Mahalanobis-type metric¶

Description¶

Given a positive semi-definite matrix \(M\in\mathbb{R}^{d\times d}\), this cost function detects changes in the mean of the embedded signal defined by the pseudo-metric

\[\|x-y\|_M^2 = (x-y)^t M (x-y)\]

Formally, for a signal \(\{y_t\}_t\) on an interval \(I\), the cost function is equal to

\[c(y_{I}) = \sum_{t\in I} \|y_t - \bar{\mu}\|_{M}^2\]

where \(\bar{\mu}\) is the empirical mean of the sub-signal \(\{y_t\}_{t\in I}\). The matrix \(M\) can for instance be the result of a similarity learning algorithm [MLXJR03] or the inverse of the empirical covariance matrix (yielding the Mahalanobis distance).

Usage¶

Start with the usual imports and create a signal.

import numpy as np
import matplotlib.pylab as plt
import ruptures as rpt
# creation of data
n, dim = 500, 3  # number of samples, dimension
n_bkps, sigma = 3, 5  # number of change points, noise standart deviation
signal, bkps = rpt.pw_constant(n, dim, n_bkps, noise_std=sigma)

Then create a CostMl instance and print the cost of the sub-signal signal[50:150].

M = np.eye(dim)
c = rpt.costs.CostMl(metric=M).fit(signal)
print(c.error(50, 150))

You can also compute the sum of costs for a given list of change points.

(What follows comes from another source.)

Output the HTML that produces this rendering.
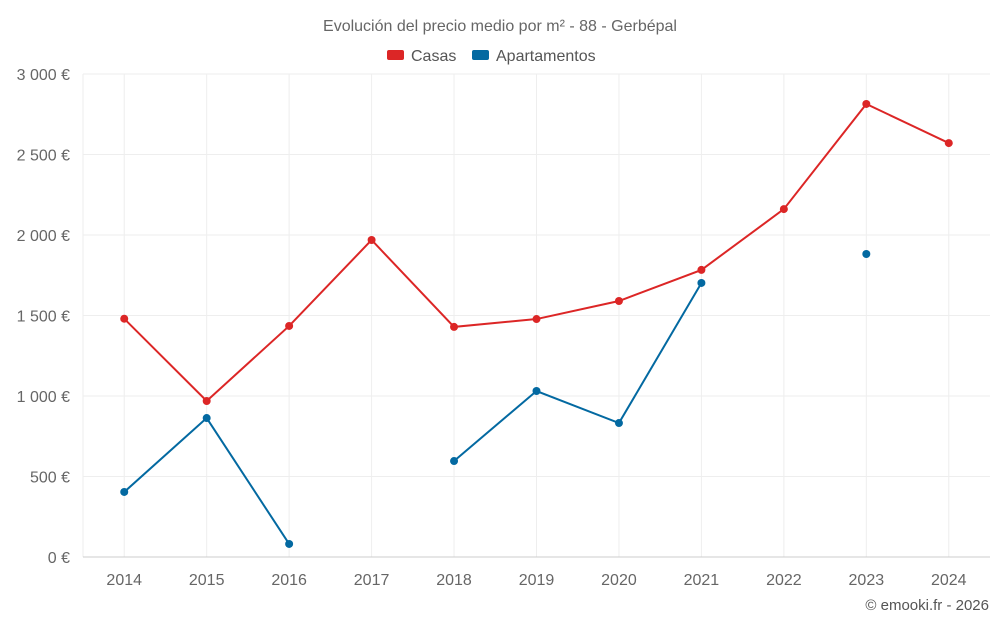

print(c.sum_of_costs(bkps))
print(c.sum_of_costs([10, 100, 200, 250, n]))

In order to use this cost class in a change point detection algorithm (inheriting from BaseEstimator), either pass a CostMl instance (through the argument 'custom_cost') or set model="mahalanobis".

c = rpt.costs.CostMl(metric=M); algo = rpt.Dynp(custom_cost=c)
# is equivalent to
algo = rpt.Dynp(model="mahalanobis", params={"metric": M})

Code explanation¶

class ruptures.costs.CostMl(metric=None)[source]¶

Mahalanobis-type cost function.

__init__(metric=None)[source]¶

Create a new instance.

Parameters: metric (ndarray, optional) – PSD matrix that defines a Mahalanobis-type pseudo distance. If None, defaults to the Mahalanobis matrix. Shape (n_features, n_features).
Returns: self

error(start, end)[source]¶

Return the approximation cost on the segment [start:end].

Parameters

start (int) – start of the segment
end (int) – end of the segment

Returns

segment cost

Return type

float

Raises

NotEnoughPoints – when the segment is too short (less than 'min_size' samples).

fit(signal)[source]¶

Sets parameters of the instance.

Parameters: signal (array) – signal. Shape (n_samples,) or (n_samples, n_features)
Returns: self

References

MLXJR03: E. P. Xing, M. I. Jordan, and S. J. Russell. Distance metric learning, with application to clustering with side-Information. In Advances in Neural Information Processing Systems 21 (NIPS 2003), 521–528. 2003.